People pleaser you are not, and that is ok! Do you, proudly march to be the beat of your own drum. No one extraordinary is just like everyone else, no one extraordinary is normal. There is only one you, make sure everyone knows it. If music is playing dance, if there is a mic sing, who cares if you’re doing it right? Who decides what right, looks like, sounds like? Is this the ballet or a ball? Are we in competition? Who’s grading us? If its supposed to be fun, for the love of God, have fun! And really that goes out to all the haters. I have to admit, T Swift had the right idea, “Haters gonna, hate hate hate hate hate. Fakers gonna, fake fake fake fake fake, I’m just gonna shake shake shake shake shake, shake it off, shake it off!” Haters deep down inside usually feel like fakers, insecure and unsure.

So us Awkward Provocateurs keep causing trouble for the Judgmental Plebeian. The sad part is the reason they have become that way is most likely because someone somewhere shamed them into creative dissolution. Someone murdered all their creative thought and now shame and fear prevent them from extraordinary originality. So why do they in turn attack? Because it is a vicious cycle that’s why. People fear what they can’t understand and what they don’t like in themselves. Judgmental people fear feeling judged so instead they judge first, its kill or be killed.

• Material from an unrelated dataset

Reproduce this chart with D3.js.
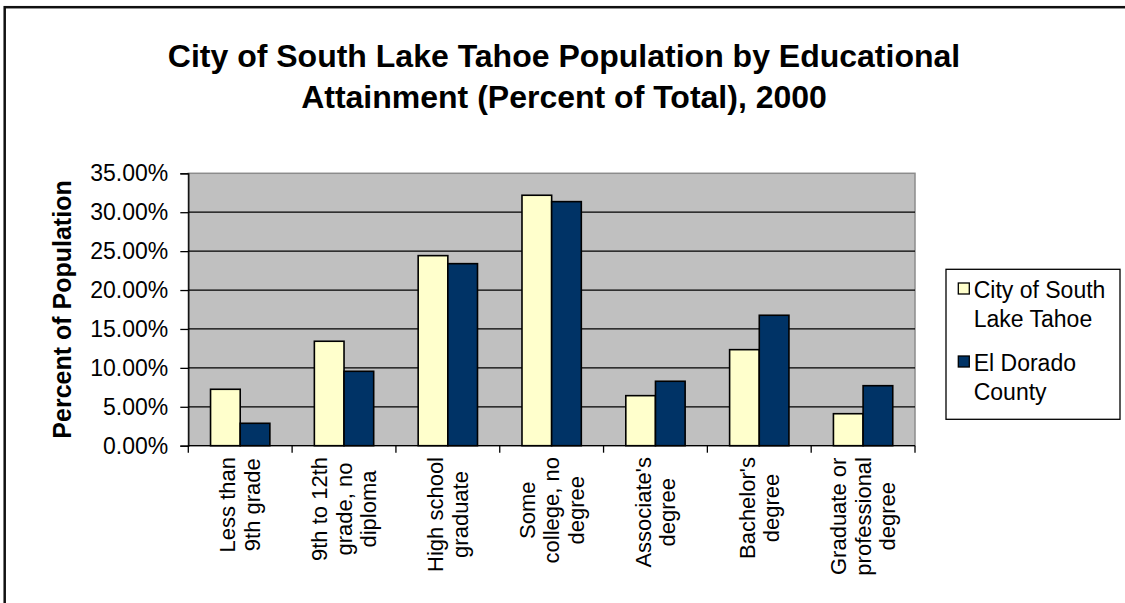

How do we rid ourselves, our communities and our cultures of this behavior when we see it seeping in? For that I don’t have a complete solution just yet but I think it starts with Empathy.

FYI: This rant was spurred on by a book I am reading; Daring Greatly by Brené Browna shame and vulnerability researcher. The book is really effecting my outlook on being, I am learning to lean in to my awkward vulnerabilities while practicing self-love, shame resilience and empathy. I recommend this book to all of you, it is a great read and you can really get a sense of who Brené is, she can make you laugh while coming to terms with your self-deprecating behaviors, trust me we all have them. But Brené helps you discover them and learn how to over come them from a place of empathy with just the right balance of wit. You’ll adore her.